Towey’s successor in the White House, Jay Hein, did not return a phone call requesting comment on Kuo’s allegations.
But White House Press Secretary Tony Snow, asked about them during his regular Oct. 13 daily press briefing, said the Kuo who wrote the book sounded very different than the Kuo who left the White House in 2003.
Snow quoted “a very warm letter” that Kuo wrote Bush upon leaving the White House expressing pride in the accomplishments of the faith-based initiatives office.
Snow also said Rove had denied referring to conservative Christian leaders with derisive terminology. “These are people who are friends. You don’t talk about friends that way,” he said.
White House officials had not yet seen a copy of the book, Snow added. “I think we are going to need the benefit of being able to take a look specifically at what he says and how he frames it up, and all that, before we can give you detailed answers.”
A spokesperson at Focus on the Family said James Dobson and many of the organization’s media-relations officials were unavailable for comment Oct. 12 and 13. She pointed to a statement the group released Oct. 13 attacking Kuo’s book—and the media—for the allegations and their timing.
“The release of this book criticizing the Bush administration’s handling of its faith-based initiative program seems to represent little more than a mix of sour grapes and political timing,” said the statement from Carrie Gordon Earll, the group’s director of issue analysis.

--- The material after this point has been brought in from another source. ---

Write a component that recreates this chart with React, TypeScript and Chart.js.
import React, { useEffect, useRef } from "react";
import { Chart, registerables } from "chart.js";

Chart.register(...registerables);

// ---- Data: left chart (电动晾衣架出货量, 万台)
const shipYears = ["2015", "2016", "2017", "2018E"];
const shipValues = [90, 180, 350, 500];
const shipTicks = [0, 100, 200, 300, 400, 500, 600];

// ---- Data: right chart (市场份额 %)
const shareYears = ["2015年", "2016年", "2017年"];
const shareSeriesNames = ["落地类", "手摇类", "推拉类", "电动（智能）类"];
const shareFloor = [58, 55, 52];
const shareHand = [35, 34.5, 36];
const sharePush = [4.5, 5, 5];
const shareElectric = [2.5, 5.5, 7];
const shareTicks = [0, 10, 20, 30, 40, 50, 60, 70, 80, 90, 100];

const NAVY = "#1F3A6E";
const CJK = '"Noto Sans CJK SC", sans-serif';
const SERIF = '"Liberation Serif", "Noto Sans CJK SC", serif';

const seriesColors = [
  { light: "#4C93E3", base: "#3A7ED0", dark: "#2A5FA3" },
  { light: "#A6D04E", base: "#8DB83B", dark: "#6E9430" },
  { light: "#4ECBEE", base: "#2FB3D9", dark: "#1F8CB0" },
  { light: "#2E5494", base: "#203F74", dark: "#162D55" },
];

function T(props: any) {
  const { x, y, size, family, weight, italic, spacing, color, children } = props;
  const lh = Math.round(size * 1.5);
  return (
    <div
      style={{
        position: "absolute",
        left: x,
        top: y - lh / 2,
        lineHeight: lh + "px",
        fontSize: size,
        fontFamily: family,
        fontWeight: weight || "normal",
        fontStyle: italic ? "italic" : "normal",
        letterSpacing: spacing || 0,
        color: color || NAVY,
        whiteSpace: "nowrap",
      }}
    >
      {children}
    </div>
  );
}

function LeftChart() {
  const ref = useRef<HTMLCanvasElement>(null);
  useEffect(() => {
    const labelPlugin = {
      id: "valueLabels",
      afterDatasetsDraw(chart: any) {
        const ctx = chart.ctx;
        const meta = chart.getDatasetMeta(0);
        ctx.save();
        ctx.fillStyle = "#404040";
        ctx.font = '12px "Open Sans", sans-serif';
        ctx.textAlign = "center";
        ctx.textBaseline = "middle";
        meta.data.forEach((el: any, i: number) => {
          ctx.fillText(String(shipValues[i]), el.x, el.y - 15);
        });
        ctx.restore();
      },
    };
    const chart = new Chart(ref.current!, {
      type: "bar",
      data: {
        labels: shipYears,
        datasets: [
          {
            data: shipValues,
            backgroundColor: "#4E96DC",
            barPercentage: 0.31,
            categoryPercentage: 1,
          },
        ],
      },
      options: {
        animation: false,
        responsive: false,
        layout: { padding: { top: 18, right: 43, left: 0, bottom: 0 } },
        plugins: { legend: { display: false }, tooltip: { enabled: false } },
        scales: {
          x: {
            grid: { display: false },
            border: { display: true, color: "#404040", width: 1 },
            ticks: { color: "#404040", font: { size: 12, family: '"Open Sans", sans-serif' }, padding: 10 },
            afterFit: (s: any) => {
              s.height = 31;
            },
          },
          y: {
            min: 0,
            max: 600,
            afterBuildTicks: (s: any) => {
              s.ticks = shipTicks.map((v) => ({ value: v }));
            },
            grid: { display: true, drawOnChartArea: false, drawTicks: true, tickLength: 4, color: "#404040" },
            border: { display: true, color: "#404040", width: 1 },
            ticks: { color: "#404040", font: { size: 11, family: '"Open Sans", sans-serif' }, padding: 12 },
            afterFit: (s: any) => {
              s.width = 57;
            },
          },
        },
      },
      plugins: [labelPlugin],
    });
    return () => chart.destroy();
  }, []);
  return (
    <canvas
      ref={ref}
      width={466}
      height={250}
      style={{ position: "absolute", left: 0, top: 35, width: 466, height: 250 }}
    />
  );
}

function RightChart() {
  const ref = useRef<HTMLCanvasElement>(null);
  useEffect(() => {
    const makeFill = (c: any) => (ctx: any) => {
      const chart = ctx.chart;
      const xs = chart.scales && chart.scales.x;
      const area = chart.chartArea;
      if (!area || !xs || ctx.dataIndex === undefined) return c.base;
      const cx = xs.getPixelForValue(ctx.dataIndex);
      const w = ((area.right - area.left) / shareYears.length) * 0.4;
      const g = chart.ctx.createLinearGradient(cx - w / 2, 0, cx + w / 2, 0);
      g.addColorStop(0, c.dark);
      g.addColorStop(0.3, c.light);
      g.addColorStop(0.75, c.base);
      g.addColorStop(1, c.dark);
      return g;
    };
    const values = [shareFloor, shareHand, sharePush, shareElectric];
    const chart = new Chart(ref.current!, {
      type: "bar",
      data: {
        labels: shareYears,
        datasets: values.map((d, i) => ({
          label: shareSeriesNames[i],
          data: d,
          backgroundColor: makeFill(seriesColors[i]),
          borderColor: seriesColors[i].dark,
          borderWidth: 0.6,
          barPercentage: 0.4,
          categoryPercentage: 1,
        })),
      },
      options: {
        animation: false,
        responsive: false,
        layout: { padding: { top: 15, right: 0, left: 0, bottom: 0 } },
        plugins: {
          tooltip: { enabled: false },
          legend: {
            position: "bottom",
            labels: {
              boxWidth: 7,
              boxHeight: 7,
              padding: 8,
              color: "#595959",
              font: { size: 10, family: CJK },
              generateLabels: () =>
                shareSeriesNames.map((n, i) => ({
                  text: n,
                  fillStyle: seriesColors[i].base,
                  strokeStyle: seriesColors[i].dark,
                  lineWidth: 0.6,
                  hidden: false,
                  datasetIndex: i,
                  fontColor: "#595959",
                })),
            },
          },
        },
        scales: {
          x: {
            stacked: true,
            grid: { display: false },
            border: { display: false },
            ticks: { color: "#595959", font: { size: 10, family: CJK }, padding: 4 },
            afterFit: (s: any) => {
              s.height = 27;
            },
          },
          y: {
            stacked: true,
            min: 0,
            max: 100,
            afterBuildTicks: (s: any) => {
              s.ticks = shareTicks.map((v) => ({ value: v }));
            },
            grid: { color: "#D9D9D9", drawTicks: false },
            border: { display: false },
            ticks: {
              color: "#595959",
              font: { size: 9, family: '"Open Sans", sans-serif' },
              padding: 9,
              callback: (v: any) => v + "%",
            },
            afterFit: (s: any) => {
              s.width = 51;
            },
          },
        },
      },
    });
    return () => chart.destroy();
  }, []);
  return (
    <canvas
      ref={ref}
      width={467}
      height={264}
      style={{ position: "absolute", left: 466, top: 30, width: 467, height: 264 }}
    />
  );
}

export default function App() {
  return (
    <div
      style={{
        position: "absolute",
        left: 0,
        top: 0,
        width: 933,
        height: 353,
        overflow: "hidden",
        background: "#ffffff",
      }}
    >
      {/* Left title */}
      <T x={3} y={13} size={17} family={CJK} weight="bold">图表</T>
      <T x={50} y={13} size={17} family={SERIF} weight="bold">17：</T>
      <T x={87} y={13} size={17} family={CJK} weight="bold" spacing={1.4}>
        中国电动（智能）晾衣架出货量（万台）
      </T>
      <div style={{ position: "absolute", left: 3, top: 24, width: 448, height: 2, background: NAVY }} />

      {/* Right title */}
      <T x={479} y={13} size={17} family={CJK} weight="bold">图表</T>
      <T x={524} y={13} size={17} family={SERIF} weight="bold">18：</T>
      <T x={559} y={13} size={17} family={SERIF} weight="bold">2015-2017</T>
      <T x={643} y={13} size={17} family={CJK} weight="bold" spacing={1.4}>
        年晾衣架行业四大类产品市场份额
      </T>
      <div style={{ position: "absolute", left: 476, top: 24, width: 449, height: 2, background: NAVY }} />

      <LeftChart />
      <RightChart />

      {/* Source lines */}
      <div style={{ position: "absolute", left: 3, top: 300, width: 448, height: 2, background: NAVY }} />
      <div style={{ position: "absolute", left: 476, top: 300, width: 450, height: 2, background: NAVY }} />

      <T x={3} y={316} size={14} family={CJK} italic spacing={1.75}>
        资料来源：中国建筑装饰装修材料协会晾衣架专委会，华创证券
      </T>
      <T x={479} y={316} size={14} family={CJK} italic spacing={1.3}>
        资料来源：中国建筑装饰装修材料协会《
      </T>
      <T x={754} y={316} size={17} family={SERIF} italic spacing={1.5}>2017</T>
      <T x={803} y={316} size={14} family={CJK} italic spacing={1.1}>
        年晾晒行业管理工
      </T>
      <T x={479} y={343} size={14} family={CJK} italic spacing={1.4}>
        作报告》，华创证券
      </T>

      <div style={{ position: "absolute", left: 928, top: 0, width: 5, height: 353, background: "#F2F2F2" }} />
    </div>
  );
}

Earll said the book excerpts “paint the picture of a dissatisfied federal employee taking shots at the White House effort to connect faith-based nonprofit groups with legitimate societal needs.”
She also attacked the “big media,” who “ will no doubt play this story to the hilt in the next several weeks, because it allows them to take aim at two of their favorite targets: President Bush and socially conservative Christians. Sadly, Kuo’s characterization of his former colleagues, bosses and mission—mischaracterizations, really—will be fed to the public as truth.”